Title:
Epistemic Contextualism and Cognitive Modelling: an Interdisciplinary Inquiry

Speaker:
Yingjin Xu
School of philosophy, Fudan University

Abstract:
Cognitive modelling is branch of Artificial Intelligence which is devoted to build the computable model of certain aspects of human cognitive architecture. A sub-branch of this inquiry is “context modelling”, i.e., an umbrella concept covering varieties of approaches to build a computable system which is expected to behave flexibly in different problem-solving contexts. However, by relying on classical approaches to context modelling, such as John McCarthy and Ramanathan V. Guha’s approach to objectify contexts as some high-order parameters in some form of axiomatic systems, theorists are required to provide a sufficient knowledge about all of the contexts that the system is expected to be adaptive to, and such requirement is both philosophically and computationally demanding. However, AI theorists who are interested in philosophy may expect that some brain-storming epistemological studies of “context” may be illuminating in the case of context modelling. And this is the reason why I want to introduce “contrastivism” into the picture. In a typical contrastivist picture, the notion of “context” is no longer explicated to explain why a knowledge-attributor can behave in a context-sensitive manner, e.g., to raise the “epistemic bar” in some contexts and to lower it in others.
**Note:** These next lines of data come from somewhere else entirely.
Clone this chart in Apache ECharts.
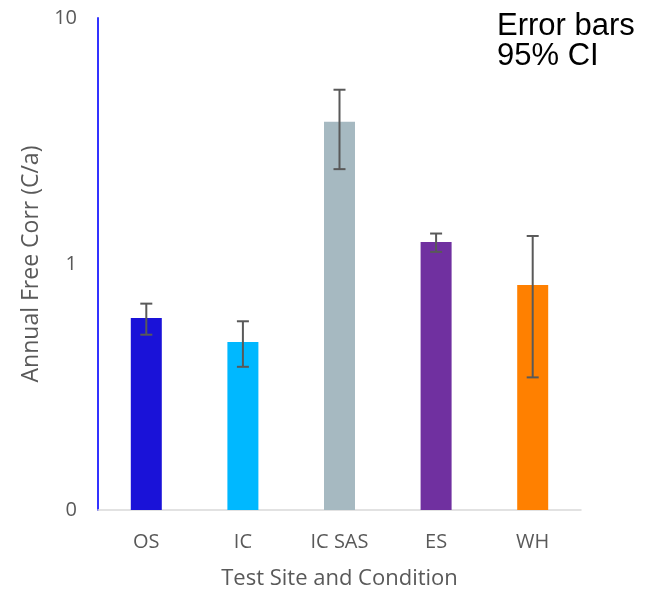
<!DOCTYPE html>
<html>
<head>
<meta charset="utf-8">
<script src="https://cdn.jsdelivr.net/npm/echarts@6/dist/echarts.min.js"></script>
<style>
  html, body { margin: 0; padding: 0; background: #fff; }
  #chart { width: 646px; height: 590px; }
</style>
</head>
<body>
<div id="chart"></div>
<script>
// Annual free corrosion by test site, with 95% confidence intervals
const categories = ['OS', 'IC', 'IC SAS', 'ES', 'WH'];
const meanValues = [0.603, 0.482, 3.79, 1.23, 0.822];
const ciLower = [0.516, 0.382, 2.43, 1.12, 0.346];
const ciUpper = [0.690, 0.585, 5.11, 1.33, 1.30];
const barColors = ['#1a12d8', '#00b8ff', '#a6b9c1', '#7030a0', '#ff8000'];
const yTicks = [0.1, 1, 10];
const axisFloor = 0.1;

const chart = echarts.init(document.getElementById('chart'));

const barData = categories.map((c, i) => [i, meanValues[i]]);
const errorData = categories.map((c, i) => [i, ciLower[i], ciUpper[i]]);

chart.setOption({
  animation: false,
  backgroundColor: '#ffffff',
  grid: { left: 98, right: 65, top: 18, bottom: 80, outerBoundsMode: 'none', containLabel: false },
  graphic: [{
    type: 'text',
    left: 497,
    top: 11,
    style: {
      text: 'Error bars\n95% CI',
      font: '31px "Liberation Sans", Arial, sans-serif',
      lineHeight: 30,
      fill: '#000000'
    }
  }],
  xAxis: {
    type: 'category',
    data: categories,
    name: 'Test Site and Condition',
    nameLocation: 'middle',
    nameGap: 58,
    nameTextStyle: { fontFamily: 'Open Sans', fontSize: 22, color: '#595959' },
    axisLine: { lineStyle: { color: '#d9d9d9', width: 1.5 } },
    axisTick: { show: false },
    axisLabel: { fontFamily: 'Open Sans', fontSize: 20, color: '#595959', margin: 22 }
  },
  yAxis: {
    type: 'log',
    logBase: 10,
    min: axisFloor,
    max: 10,
    name: 'Annual Free Corr (C/a)',
    nameLocation: 'middle',
    nameGap: 52,
    nameTextStyle: { fontFamily: 'Open Sans', fontSize: 23, color: '#595959' },
    axisLine: { show: true, lineStyle: { color: '#3333ff', width: 2 } },
    axisTick: { show: false },
    splitLine: { show: false },
    axisLabel: {
      fontFamily: 'Open Sans', fontSize: 20, color: '#595959', margin: 21,
      formatter: v => {
        const t = yTicks.find(k => Math.abs(k - v) < 1e-6);
        return t === undefined ? '' : String(Math.round(t));
      }
    }
  },
  series: [
    {
      // bars rise from the bottom of the log axis
      type: 'custom',
      data: barData,
      z: 5,
      renderItem: (params, api) => {
        const idx = api.value(0);
        const top = api.coord([idx, api.value(1)]);
        const base = api.coord([idx, axisFloor]);
        const w = 31;
        return {
          type: 'rect',
          shape: { x: top[0] - w / 2, y: top[1], width: w, height: base[1] - top[1] },
          style: { fill: barColors[params.dataIndex] }
        };
      }
    },
    {
      type: 'custom',
      data: errorData,
      z: 10,
      renderItem: (params, api) => {
        const idx = api.value(0);
        const lo = api.coord([idx, api.value(1)]);
        const hi = api.coord([idx, api.value(2)]);
        const hw = 6;
        const style = { stroke: '#595959', lineWidth: 2 };
        return {
          type: 'group',
          children: [
            { type: 'line', shape: { x1: lo[0], y1: lo[1], x2: hi[0], y2: hi[1] }, style },
            { type: 'line', shape: { x1: hi[0] - hw, y1: hi[1], x2: hi[0] + hw, y2: hi[1] }, style },
            { type: 'line', shape: { x1: lo[0] - hw, y1: lo[1], x2: lo[0] + hw, y2: lo[1] }, style }
          ]
        };
      }
    }
  ]
});
</script>
</body>
</html>
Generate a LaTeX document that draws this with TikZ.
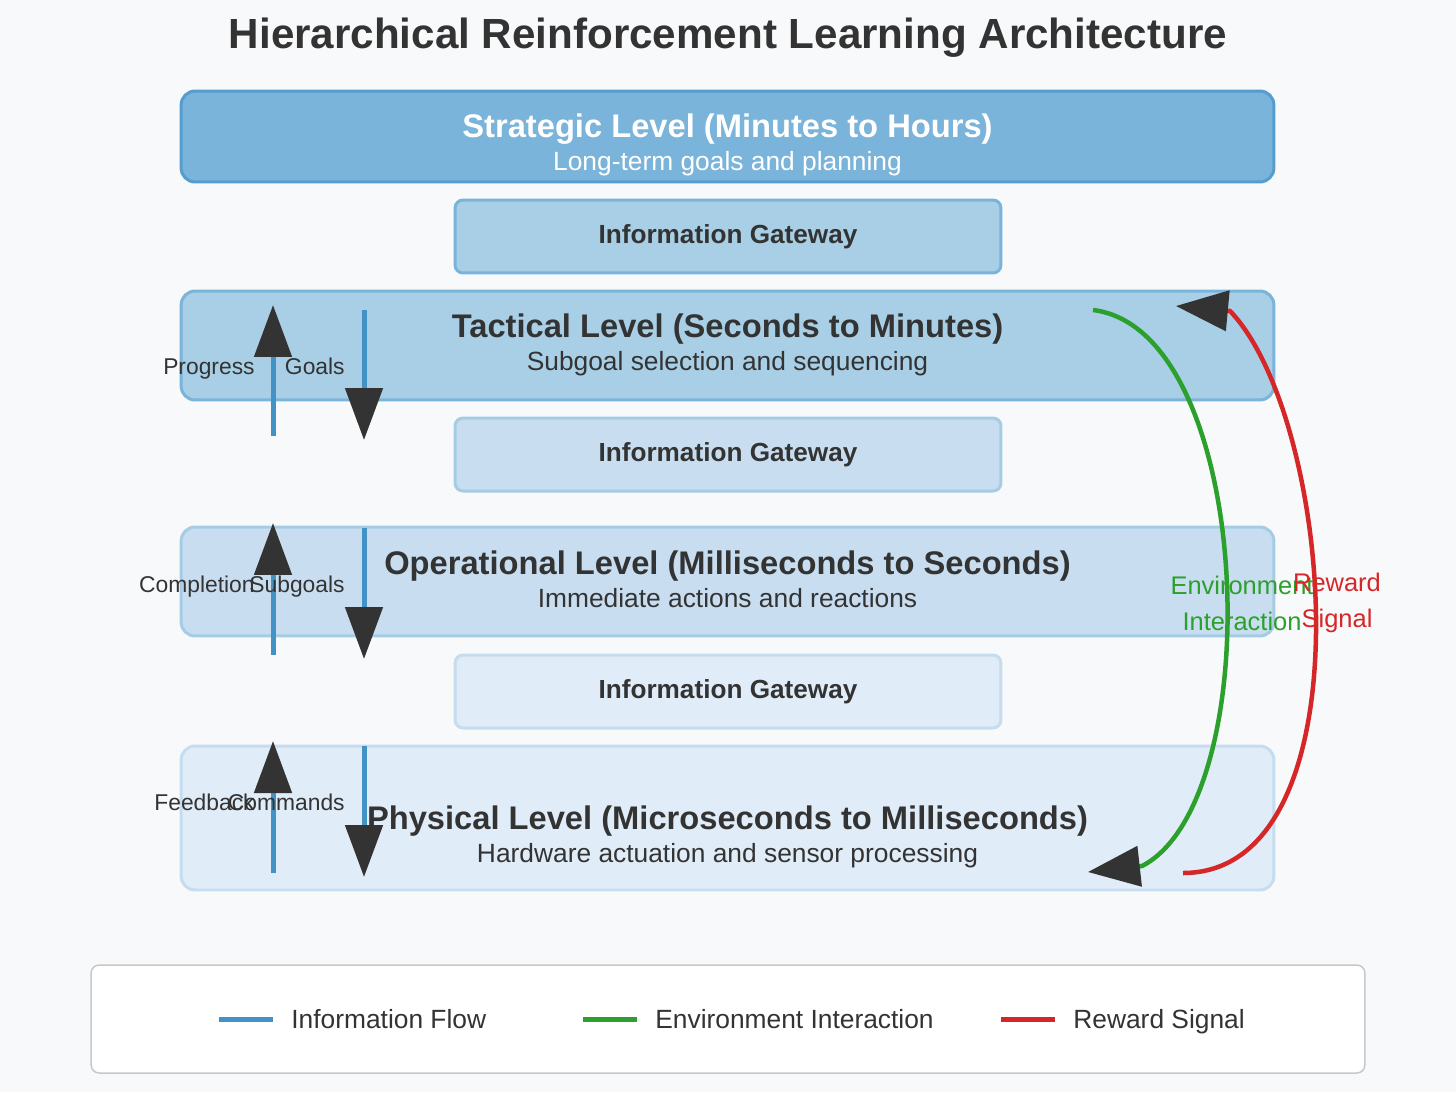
\documentclass[tikz,border=0pt]{standalone}
\usepackage{fontspec}
\setmainfont{Liberation Sans}
\usepackage{xcolor}
\usepackage{tikz}
\usetikzlibrary{arrows.meta,positioning,calc}
\definecolor{hrbg}{RGB}{248,249,250}
\definecolor{hrtext}{RGB}{51,51,51}
\definecolor{hrtip}{RGB}{51,51,51}
\definecolor{hrstrfill}{RGB}{122,180,218}
\definecolor{hrstrline}{RGB}{86,156,206}
\definecolor{hrtacfill}{RGB}{168,207,229}
\definecolor{hrtacline}{RGB}{122,180,218}
\definecolor{hropfill}{RGB}{200,222,240}
\definecolor{hropline}{RGB}{166,204,228}
\definecolor{hrphyfill}{RGB}{224,236,247}
\definecolor{hrphyline}{RGB}{198,220,239}
\definecolor{hrflow}{RGB}{66,146,198}
\definecolor{hrgreen}{RGB}{44,160,44}
\definecolor{hrred}{RGB}{214,39,40}
\definecolor{hrlegline}{RGB}{200,200,200}

\begin{document}
\begin{tikzpicture}[x=0.02cm, y=-0.02cm,
  level/.style={draw, line width=0.06cm, rounded corners=0.28cm, minimum width=21.86cm},
  gateway/.style={draw, line width=0.06cm, rounded corners=0.16cm, minimum width=10.92cm, minimum height=1.46cm, text=hrtext, font=\bfseries\fontsize{14.9}{17}\selectfont},
  lvltitle/.style={anchor=base, inner sep=0pt, text=hrtext, font=\bfseries\fontsize{18.6}{22}\selectfont},
  lvlsub/.style={anchor=base, inner sep=0pt, text=hrtext, font=\fontsize{15}{18}\selectfont},
  flow/.style={hrflow, line width=0.1cm, -{Triangle[length=1.04cm, width=0.74cm, color=hrtip]}},
  sidelabel/.style={anchor=base east, inner sep=0pt, text=hrtext, font=\fontsize{13}{16}\selectfont},
  loopline/.style={line width=0.09cm, -{Triangle[length=1.04cm, width=0.8cm, color=hrtip]}},
  looplabel/.style={align=center, inner sep=0pt, font=\fontsize{14.5}{20.4}\selectfont},
  legendkey/.style={line width=0.1cm},
  legendtext/.style={anchor=base west, inner sep=0pt, text=hrtext, font=\fontsize{15}{18}\selectfont}
]
  \useasboundingbox (0,0) rectangle (1456,1092);
  \fill[hrbg] (0,0) rectangle (1456,1092);

  % title
  \node[anchor=base, inner sep=0pt, text=hrtext, font=\bfseries\fontsize{24}{28}\selectfont] (title) at (728,48) {Hierarchical Reinforcement Learning Architecture};

  % levels and gateways
  \node[level, fill=hrstrfill, draw=hrstrline, minimum height=1.82cm] (strategic) at (727.5,136.5) {};
  \node[lvltitle, text=white] (strategicT) at (727.5,137) {Strategic Level (Minutes to Hours)};
  \node[lvlsub, text=white] (strategicS) at (727.5,170) {Long-term goals and planning};

  \node[gateway, fill=hrtacfill, draw=hrtacline] (gate1) at (728,236.5) {Information Gateway};

  \node[level, fill=hrtacfill, draw=hrtacline, minimum height=2.18cm] (tactical) at (727.5,345.5) {};
  \node[lvltitle] (tacticalT) at (727.5,337) {Tactical Level (Seconds to Minutes)};
  \node[lvlsub] (tacticalS) at (727.5,370.5) {Subgoal selection and sequencing};

  \node[gateway, fill=hropfill, draw=hropline] (gate2) at (728,454.5) {Information Gateway};

  \node[level, fill=hropfill, draw=hropline, minimum height=2.18cm] (operational) at (727.5,581.5) {};
  \node[lvltitle] (operationalT) at (727.5,574) {Operational Level (Milliseconds to Seconds)};
  \node[lvlsub] (operationalS) at (727.5,607.5) {Immediate actions and reactions};

  \node[gateway, fill=hrphyfill, draw=hrphyline] (gate3) at (728,691.5) {Information Gateway};

  \node[level, fill=hrphyfill, draw=hrphyline, minimum height=2.88cm] (physical) at (727.5,818) {};
  \node[lvltitle] (physicalT) at (727.5,829) {Physical Level (Microseconds to Milliseconds)};
  \node[lvlsub] (physicalS) at (727.5,862.5) {Hardware actuation and sensor processing};

  % information flow between levels
  \coordinate (progA) at (273,436);  \coordinate (progB) at (273,305);
  \coordinate (goalA) at (364,310);  \coordinate (goalB) at (364,440);
  \coordinate (compA) at (273,655);  \coordinate (compB) at (273,523);
  \coordinate (subA)  at (364,528);  \coordinate (subB)  at (364,659);
  \coordinate (feedA) at (273,873);  \coordinate (feedB) at (273,741);
  \coordinate (cmdA)  at (364,746);  \coordinate (cmdB)  at (364,877);
  \draw[flow] (progA) -- (progB);
  \draw[flow] (goalA) -- (goalB);
  \draw[flow] (compA) -- (compB);
  \draw[flow] (subA) -- (subB);
  \draw[flow] (feedA) -- (feedB);
  \draw[flow] (cmdA) -- (cmdB);

  \node[sidelabel] (progL) at (255,374) {Progress};
  \node[sidelabel] (goalL) at (345,374) {Goals};
  \node[sidelabel] (compL) at (255,592) {Completion};
  \node[sidelabel] (subL)  at (345,592) {Subgoals};
  \node[sidelabel] (feedL) at (255,810) {Feedback};
  \node[sidelabel] (cmdL)  at (345,810) {Commands};

  % environment and reward loops
  \coordinate (envA) at (1093,310);  \coordinate (envB) at (1142,866);  \coordinate (envC) at (1088,872);
  \coordinate (rewA) at (1183,873);  \coordinate (rewB) at (1230,311);  \coordinate (rewC) at (1176,306);
  \draw[loopline, hrgreen] (envA) .. controls (1255,330) and (1270,800) .. (envB) -- (envC);
  \draw[loopline, hrred] (rewA) .. controls (1370,873) and (1335,420) .. (rewB) -- (rewC);

  \node[looplabel, text=hrgreen] (envL) at (1242,603) {Environment\\Interaction};
  \node[looplabel, text=hrred] (rewL) at (1337,603) {Reward\\Signal};

  % legend
  \node[draw=hrlegline, fill=white, line width=0.03cm, rounded corners=0.16cm, minimum width=25.48cm, minimum height=2.16cm] (legend) at (728,1019) {};
  \coordinate (keyflowA) at (219,1019);  \coordinate (keyflowB) at (273,1019);
  \coordinate (keyenvA)  at (583,1019);  \coordinate (keyenvB)  at (637,1019);
  \coordinate (keyrewA)  at (1001,1019); \coordinate (keyrewB)  at (1055,1019);
  \draw[legendkey, hrflow] (keyflowA) -- (keyflowB);
  \draw[legendkey, hrgreen] (keyenvA) -- (keyenvB);
  \draw[legendkey, hrred] (keyrewA) -- (keyrewB);
  \node[legendtext] (keyflowT) at (291,1028.5) {Information Flow};
  \node[legendtext] (keyenvT)  at (655,1028.5) {Environment Interaction};
  \node[legendtext] (keyrewT)  at (1073,1028.5) {Reward Signal};
\end{tikzpicture}
\end{document}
Rather, what is made explicit is the ternary relationship among the belief that the agent is considering, the contrastive cue that leads its consideration onto certain tracks, as well as the relevant evidence of the belief. I will argue that all of the three variables and their interactions could be mimicked by the Non-axiomatic Reasoning System (Wang 2006, 2014), and the resulted model is not only practically useful but also philosophically interesting in the sense that it could be used to explain why certain types of skeptic problems could arise in certain contexts.